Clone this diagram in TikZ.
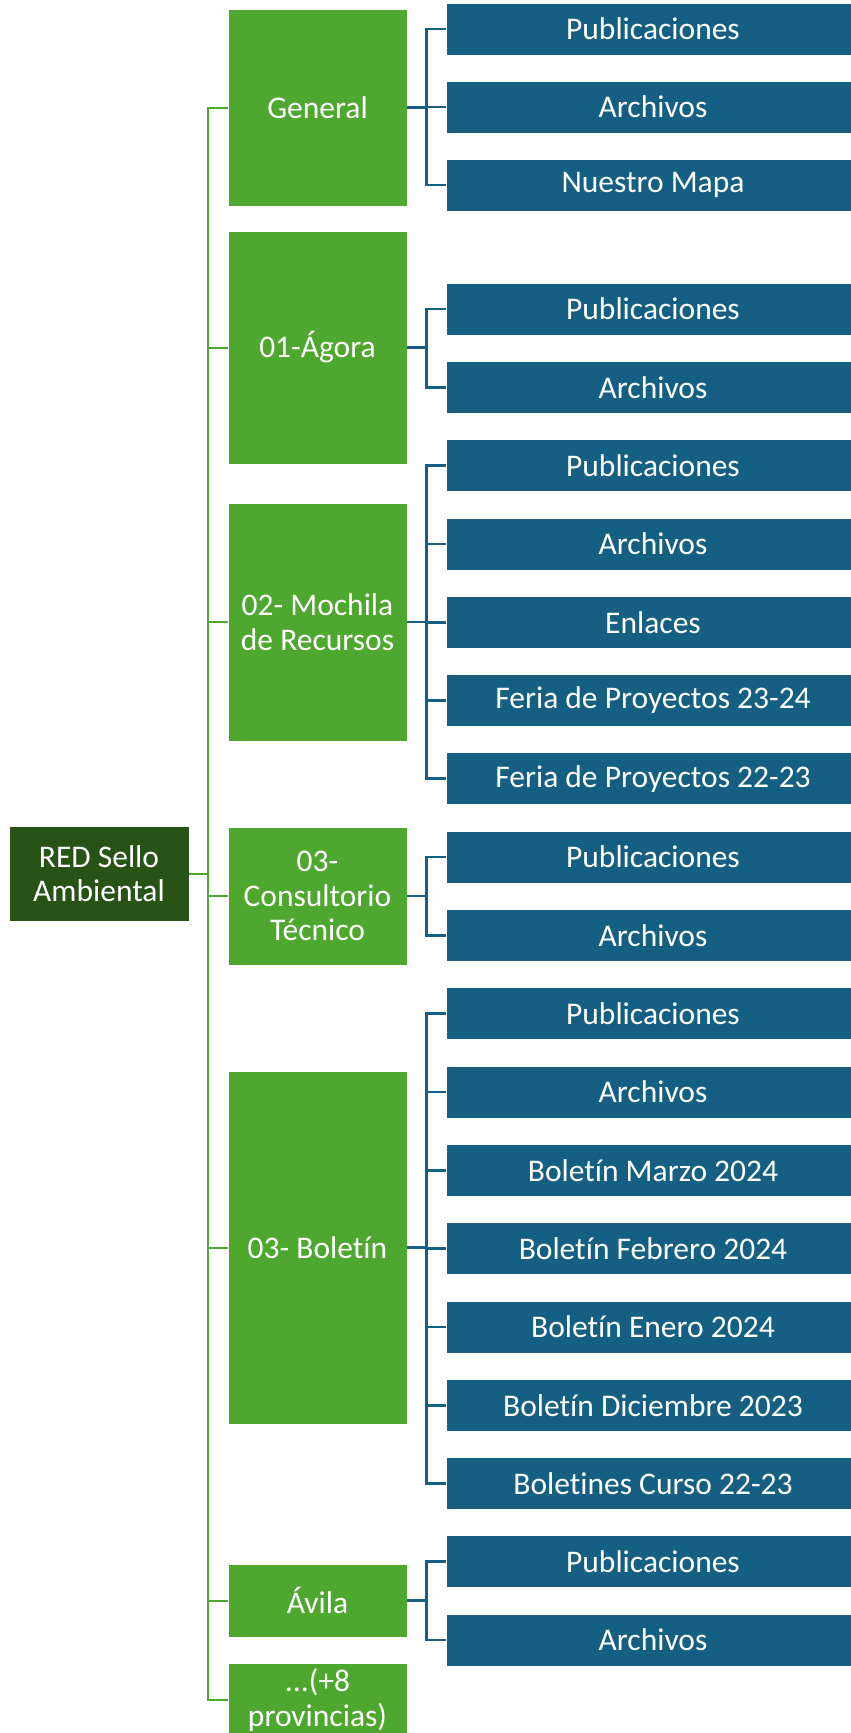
\documentclass[tikz,border=0pt]{standalone}
\usepackage{fontspec}
\setmainfont[RawFeature={-liga,-clig,-dlig}]{Carlito}
\usepackage{tikz}
\definecolor{ramagreen}{HTML}{4EA72E}
\definecolor{raizgreen}{HTML}{275317}
\definecolor{hojablue}{HTML}{156082}
\tikzset{
	raiz/.style={fill=raizgreen, draw=white, line width=0.8pt, text=white, align=center, minimum width=180pt, minimum height=95pt, inner sep=0pt},
	rama/.style={fill=ramagreen, draw=white, line width=0.8pt, text=white, align=center, minimum width=179pt, inner sep=0pt},
	hoja/.style={fill=hojablue, draw=white, line width=0.8pt, text=white, minimum width=414pt, minimum height=52pt, inner sep=0pt},
	linverde/.style={draw=ramagreen, line width=2pt},
	linazul/.style={draw=hojablue, line width=2.7pt}
}

\begin{document}
\begin{tikzpicture}[x=1pt, y=-1pt, font=\fontsize{31.5}{34.6}\selectfont]
			%%%%% START %%%%%
			\useasboundingbox (0, 0) rectangle (851, 1733);
			\clip (0, 0) rectangle (851, 1733);
			
			\node[raiz] (red) at (99, 873.5) {RED Sello\\Ambiental};
			
			\node[rama, minimum height=197pt] (general) at (317.5, 107.5) {General};
			\node[rama, minimum height=233pt] (agora) at (317.5, 347.5) {01-Ágora};
			\node[rama, minimum height=238pt] (mochila) at (317.5, 622) {02- Mochila\\de Recursos};
			\node[rama, minimum height=138pt] (consultorio) at (317.5, 896) {03-\\Consultorio\\Técnico};
			\node[rama, minimum height=353pt] (boletin) at (317.5, 1247.5) {03- Boletín};
			\node[rama, minimum height=73pt] (avila) at (317.5, 1600.5) {Ávila};
			\node[rama, minimum height=74pt] (mas) at (317.5, 1700) {...(+8\\provincias)};
			
			\node[hoja] (gen-pub) at (653, 29) {Publicaciones};
			\node[hoja] (gen-arc) at (653, 107) {Archivos};
			\node[hoja] (gen-map) at (653, 185) {Nuestro Mapa};
			
			\node[hoja] (ago-pub) at (653, 309) {Publicaciones};
			\node[hoja] (ago-arc) at (653, 387.3) {Archivos};
			
			\node[hoja] (moc-pub) at (653, 465.6) {Publicaciones};
			\node[hoja] (moc-arc) at (653, 543.9) {Archivos};
			\node[hoja] (moc-enl) at (653, 622.2) {Enlaces};
			\node[hoja] (moc-f24) at (653, 700.5) {Feria de Proyectos 23-24};
			\node[hoja] (moc-f23) at (653, 778.8) {Feria de Proyectos 22-23};
			
			\node[hoja] (con-pub) at (653, 857.1) {Publicaciones};
			\node[hoja] (con-arc) at (653, 935.4) {Archivos};
			
			\node[hoja] (bol-pub) at (653, 1013.7) {Publicaciones};
			\node[hoja] (bol-arc) at (653, 1092) {Archivos};
			\node[hoja] (bol-mar) at (653, 1170.3) {Boletín Marzo 2024};
			\node[hoja] (bol-feb) at (653, 1248.6) {Boletín Febrero 2024};
			\node[hoja] (bol-ene) at (653, 1326.9) {Boletín Enero 2024};
			\node[hoja] (bol-dic) at (653, 1405.2) {Boletín Diciembre 2023};
			\node[hoja] (bol-cur) at (653, 1483.5) {Boletines Curso 22-23};
			
			\node[hoja] (avi-pub) at (653, 1561.8) {Publicaciones};
			\node[hoja] (avi-arc) at (653, 1640.1) {Archivos};
			
			% tronco verde
			\draw[linverde] (red.east) -- ++(19, 0) |- (general.west);
			\draw[linverde] (red.east) -- ++(19, 0) |- (agora.west);
			\draw[linverde] (red.east) -- ++(19, 0) |- (mochila.west);
			\draw[linverde] (red.east) -- ++(19, 0) |- (consultorio.west);
			\draw[linverde] (red.east) -- ++(19, 0) |- (boletin.west);
			\draw[linverde] (red.east) -- ++(19, 0) |- (avila.west);
			\draw[linverde] (red.east) -- ++(19, 0) |- (mas.west);
			
			% ramas azules
			\draw[linazul] (general.east) -- ++(19, 0) |- (gen-pub.west);
			\draw[linazul] (general.east) -- ++(19, 0) |- (gen-arc.west);
			\draw[linazul] (general.east) -- ++(19, 0) |- (gen-map.west);
			
			\draw[linazul] (agora.east) -- ++(19, 0) |- (ago-pub.west);
			\draw[linazul] (agora.east) -- ++(19, 0) |- (ago-arc.west);
			
			\draw[linazul] (mochila.east) -- ++(19, 0) |- (moc-pub.west);
			\draw[linazul] (mochila.east) -- ++(19, 0) |- (moc-arc.west);
			\draw[linazul] (mochila.east) -- ++(19, 0) |- (moc-enl.west);
			\draw[linazul] (mochila.east) -- ++(19, 0) |- (moc-f24.west);
			\draw[linazul] (mochila.east) -- ++(19, 0) |- (moc-f23.west);
			
			\draw[linazul] (consultorio.east) -- ++(19, 0) |- (con-pub.west);
			\draw[linazul] (consultorio.east) -- ++(19, 0) |- (con-arc.west);
			
			\draw[linazul] (boletin.east) -- ++(19, 0) |- (bol-pub.west);
			\draw[linazul] (boletin.east) -- ++(19, 0) |- (bol-arc.west);
			\draw[linazul] (boletin.east) -- ++(19, 0) |- (bol-mar.west);
			\draw[linazul] (boletin.east) -- ++(19, 0) |- (bol-feb.west);
			\draw[linazul] (boletin.east) -- ++(19, 0) |- (bol-ene.west);
			\draw[linazul] (boletin.east) -- ++(19, 0) |- (bol-dic.west);
			\draw[linazul] (boletin.east) -- ++(19, 0) |- (bol-cur.west);
			
			\draw[linazul] (avila.east) -- ++(19, 0) |- (avi-pub.west);
			\draw[linazul] (avila.east) -- ++(19, 0) |- (avi-arc.west);
			
			%%%%% END %%%%%
		\end{tikzpicture}
\end{document}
▬▬▬▬▬▬
=== GOAL ===
From the material above, copy everything exactly but the pictures.

=== THE OUTPUT ===
Clone this diagram in TikZ.
\documentclass[tikz,border=0pt]{standalone}
\usepackage{fontspec}
\setmainfont[RawFeature={-liga,-clig,-dlig}]{Carlito}
\usepackage{tikz}
\definecolor{ramagreen}{HTML}{4EA72E}
\definecolor{raizgreen}{HTML}{275317}
\definecolor{hojablue}{HTML}{156082}
\tikzset{
	raiz/.style={fill=raizgreen, draw=white, line width=0.8pt, text=white, align=center, minimum width=180pt, minimum height=95pt, inner sep=0pt},
	rama/.style={fill=ramagreen, draw=white, line width=0.8pt, text=white, align=center, minimum width=179pt, inner sep=0pt},
	hoja/.style={fill=hojablue, draw=white, line width=0.8pt, text=white, minimum width=414pt, minimum height=52pt, inner sep=0pt},
	linverde/.style={draw=ramagreen, line width=2pt},
	linazul/.style={draw=hojablue, line width=2.7pt}
}

\begin{document}
\begin{tikzpicture}[x=1pt, y=-1pt, font=\fontsize{31.5}{34.6}\selectfont]
			%%%%% START %%%%%
			\useasboundingbox (0, 0) rectangle (851, 1733);
			\clip (0, 0) rectangle (851, 1733);
			
			\node[raiz] (red) at (99, 873.5) {RED Sello\\Ambiental};
			
			\node[rama, minimum height=197pt] (general) at (317.5, 107.5) {General};
			\node[rama, minimum height=233pt] (agora) at (317.5, 347.5) {01-Ágora};
			\node[rama, minimum height=238pt] (mochila) at (317.5, 622) {02- Mochila\\de Recursos};
			\node[rama, minimum height=138pt] (consultorio) at (317.5, 896) {03-\\Consultorio\\Técnico};
			\node[rama, minimum height=353pt] (boletin) at (317.5, 1247.5) {03- Boletín};
			\node[rama, minimum height=73pt] (avila) at (317.5, 1600.5) {Ávila};
			\node[rama, minimum height=74pt] (mas) at (317.5, 1700) {...(+8\\provincias)};
			
			\node[hoja] (gen-pub) at (653, 29) {Publicaciones};
			\node[hoja] (gen-arc) at (653, 107) {Archivos};
			\node[hoja] (gen-map) at (653, 185) {Nuestro Mapa};
			
			\node[hoja] (ago-pub) at (653, 309) {Publicaciones};
			\node[hoja] (ago-arc) at (653, 387.3) {Archivos};
			
			\node[hoja] (moc-pub) at (653, 465.6) {Publicaciones};
			\node[hoja] (moc-arc) at (653, 543.9) {Archivos};
			\node[hoja] (moc-enl) at (653, 622.2) {Enlaces};
			\node[hoja] (moc-f24) at (653, 700.5) {Feria de Proyectos 23-24};
			\node[hoja] (moc-f23) at (653, 778.8) {Feria de Proyectos 22-23};
			
			\node[hoja] (con-pub) at (653, 857.1) {Publicaciones};
			\node[hoja] (con-arc) at (653, 935.4) {Archivos};
			
			\node[hoja] (bol-pub) at (653, 1013.7) {Publicaciones};
			\node[hoja] (bol-arc) at (653, 1092) {Archivos};
			\node[hoja] (bol-mar) at (653, 1170.3) {Boletín Marzo 2024};
			\node[hoja] (bol-feb) at (653, 1248.6) {Boletín Febrero 2024};
			\node[hoja] (bol-ene) at (653, 1326.9) {Boletín Enero 2024};
			\node[hoja] (bol-dic) at (653, 1405.2) {Boletín Diciembre 2023};
			\node[hoja] (bol-cur) at (653, 1483.5) {Boletines Curso 22-23};
			
			\node[hoja] (avi-pub) at (653, 1561.8) {Publicaciones};
			\node[hoja] (avi-arc) at (653, 1640.1) {Archivos};
			
			% tronco verde
			\draw[linverde] (red.east) -- ++(19, 0) |- (general.west);
			\draw[linverde] (red.east) -- ++(19, 0) |- (agora.west);
			\draw[linverde] (red.east) -- ++(19, 0) |- (mochila.west);
			\draw[linverde] (red.east) -- ++(19, 0) |- (consultorio.west);
			\draw[linverde] (red.east) -- ++(19, 0) |- (boletin.west);
			\draw[linverde] (red.east) -- ++(19, 0) |- (avila.west);
			\draw[linverde] (red.east) -- ++(19, 0) |- (mas.west);
			
			% ramas azules
			\draw[linazul] (general.east) -- ++(19, 0) |- (gen-pub.west);
			\draw[linazul] (general.east) -- ++(19, 0) |- (gen-arc.west);
			\draw[linazul] (general.east) -- ++(19, 0) |- (gen-map.west);
			
			\draw[linazul] (agora.east) -- ++(19, 0) |- (ago-pub.west);
			\draw[linazul] (agora.east) -- ++(19, 0) |- (ago-arc.west);
			
			\draw[linazul] (mochila.east) -- ++(19, 0) |- (moc-pub.west);
			\draw[linazul] (mochila.east) -- ++(19, 0) |- (moc-arc.west);
			\draw[linazul] (mochila.east) -- ++(19, 0) |- (moc-enl.west);
			\draw[linazul] (mochila.east) -- ++(19, 0) |- (moc-f24.west);
			\draw[linazul] (mochila.east) -- ++(19, 0) |- (moc-f23.west);
			
			\draw[linazul] (consultorio.east) -- ++(19, 0) |- (con-pub.west);
			\draw[linazul] (consultorio.east) -- ++(19, 0) |- (con-arc.west);
			
			\draw[linazul] (boletin.east) -- ++(19, 0) |- (bol-pub.west);
			\draw[linazul] (boletin.east) -- ++(19, 0) |- (bol-arc.west);
			\draw[linazul] (boletin.east) -- ++(19, 0) |- (bol-mar.west);
			\draw[linazul] (boletin.east) -- ++(19, 0) |- (bol-feb.west);
			\draw[linazul] (boletin.east) -- ++(19, 0) |- (bol-ene.west);
			\draw[linazul] (boletin.east) -- ++(19, 0) |- (bol-dic.west);
			\draw[linazul] (boletin.east) -- ++(19, 0) |- (bol-cur.west);
			
			\draw[linazul] (avila.east) -- ++(19, 0) |- (avi-pub.west);
			\draw[linazul] (avila.east) -- ++(19, 0) |- (avi-arc.west);
			
			%%%%% END %%%%%
		\end{tikzpicture}
\end{document}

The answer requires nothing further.